Y sí, de chicos, todos tuvimos esos superhéroes o personas a la que admirábamos y nos queríamos parecer. Esos de los cuales copiábamos poses, hazañas, vestuario y demás. A medida que fuimos creciendo los fuimos cambiando por otros referentes que se adueñaron de las paredes de nuestras piezas. No nos podía faltar nada de lo nuevo que saliera, como sigue sucediendo en la actualidad con las grandes industrias del cine, televisión y del entretenimiento en general. Ya de más grandes, pasaron a ocupar esos lugares, a veces, algún que otro profesor o profesora que nos despertara esa admiración, por lo que sabía, por la forma de relacionarse con el prójimo, por el apoyo que brindaba, por la empatía, etc. Pero en muchas oportunidades sucede que esa persona a la que admiramos, podemos encontrarla muy cerca de nosotros.
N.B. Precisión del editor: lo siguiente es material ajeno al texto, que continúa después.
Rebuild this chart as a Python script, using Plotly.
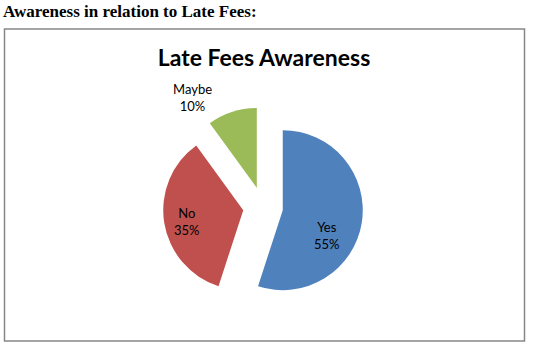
import plotly.graph_objects as go

labels = ["Yes", "No", "Maybe"]
values = [55, 35, 10]
colors = ["#4F81BD", "#C0504D", "#9BBB59"]

W, H = 534, 351

# label centres (pixels from top-left) as placed in the original chart
label_px = [(327, 235), (187, 221), (192, 97)]

total = sum(values)
fig = go.Figure()
fig.add_trace(go.Pie(
    labels=labels,
    values=values,
    sort=False,
    direction="clockwise",
    rotation=0,
    pull=[0.25, 0.25, 0.25],
    marker=dict(colors=colors, line=dict(width=0)),
    textinfo="none",
    showlegend=False,
    hoverinfo="skip",
    domain=dict(x=[163 / W, 363 / W], y=[1 - 307 / H, 1 - 107 / H]),
))

annotations = [dict(
    text="<b>Awareness in relation to Late Fees:</b>",
    xref="paper", yref="paper", x=0, y=1,
    xanchor="left", yanchor="top", showarrow=False,
    font=dict(family="Liberation Serif", size=17, color="#000000"),
    xshift=1,
)]
for lab, val, (px, py) in zip(labels, values, label_px):
    annotations.append(dict(
        text=f"{lab}<br>{round(100 * val / total)}%",
        xref="paper", yref="paper", x=px / W, y=1 - py / H,
        xanchor="center", yanchor="middle", showarrow=False,
        font=dict(family="Lato", size=13, color="#000000"),
    ))

fig.update_layout(
    width=W, height=H,
    margin=dict(l=0, r=0, t=0, b=0),
    paper_bgcolor="white",
    plot_bgcolor="white",
    title=dict(
        text="<b>Late Fees Awareness</b>",
        font=dict(family="Lato", size=23, color="#000000"),
        x=264 / W, xanchor="center",
        y=1 - 58 / H, yanchor="middle",
        xref="paper", yref="paper",
    ),
    shapes=[dict(
        type="rect", xref="paper", yref="paper",
        x0=4.5 / W, x1=524.5 / W, y0=1 - 341 / H, y1=1 - 29 / H,
        line=dict(color="#868686", width=1.5),
        layer="below",
    )],
    annotations=annotations,
)

fig.write_html("out.html")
Una vez que nos convertimos en adultos, luego de traspasar la adolescencia (esa etapa que tanto nos revoluciona, que nos enseña, que nos forma como personas, en la que nos sentimos dueños del mundo y donde ponemos en juicio todo lo que nos aconsejan), comprendemos que el tiempo no se detiene, y vemos desde otra perspectiva nuestra vida y todo lo que nos rodea. Es ahí cuando nos damos cuenta de lo importante de la presencia de nuestros padres, o quienes ocupen el lugar de guía, modelo o como se lo quiera llamar, para transitar con nosotros la vida.
Ni hablar cuando nos convertimos en papás. Es entonces cuando nos caen todas las fichas juntas y le encontramos sentido la famosa frase que nuestros “viejos” nos decían continuamente: “Cuando seas grande lo vas a entender”.
Y sí, así es, terminamos entendiendo. También terminamos admirando y valorando positivamente, como en mi caso, lo que me dejó y lo que sigue dejando, aún hoy, mi mamá. La que llegó a Buenos Aires desde su Tartagal natal, provincia de Salta, en su juventud, hace alrededor de sesenta años. La que buscó trabajo para solventar sus gastos y no depender de nadie. Pero no sólo siendo jovencita: a lo largo de diferentes etapas de su vida, supo lo que era atravesar la Capital Federal para trabajar en lo que era su especialidad, el cuidado de adultos mayores. Así como sucede con tanta gente, también ella, de día, de noche y de madrugada; con calor y frío; con sol y tormenta, recorrió los barrios porteños persiguiendo el objetivo de que en la familia nadie tuviese que soportar ninguna privación en lo material.
Junto a mi papá, pasaron las diversas crisis económicas del país, alternando épocas tranquilas y otras no tanto. Ella siguió estudiando de grande, para perfeccionarse, y trabajó duro por su familia. Comprometida, testaruda, orgullosa, directa, solidaria, humilde y tenaz.
Allí estuvo cuando nacieron mis sobrinos más grandes, al nacer mis hijas, y hace un par de años, cuando nacieron los más chiquitines de la familia, ya con menos fuerza y los denominados “achaques de la edad”, pero siempre presente, intentando ayudar en todo lo posible, sea o no material, dando su tiempo y una palabra de aliento, tanto a parientes como a amigos y vecinos. Con sus aciertos y errores, como todo mortal, se convirtió en un ejemplo. Cuando mi hermano y yo éramos chicos, ahí estaba, para llevarnos a la escuela, escucharnos y cantarnos canciones. Para decirnos que nos portemos bien, para ponernos límites y para llevarnos de paseo. Para enseñarnos a compartir y para darnos el desayuno en la cama. Para esperarme con la cena lista cuando llegaba de la facultad y para acompañarme a la parada del colectivo a las seis de la mañana, cuando empecé a trabajar. Ni que decir si se me ocurría ir, en ese horario, en bicicleta, desde mi casa de Caballito hasta Belgrano, el barrio en el cual quedaba mi empleo.
Cuando me fui a vivir con una amiga, o más adelante con mi novio, hoy, padre de mis hijas, allí estuvo presente. Al igual que cuando me recibí, me casé y fui mamá. Con cada logro y cada experiencia de aprendizaje, la encuentro a a mi lado. Y así seguirá siendo porque deja huella en las personas que realmente la conocen.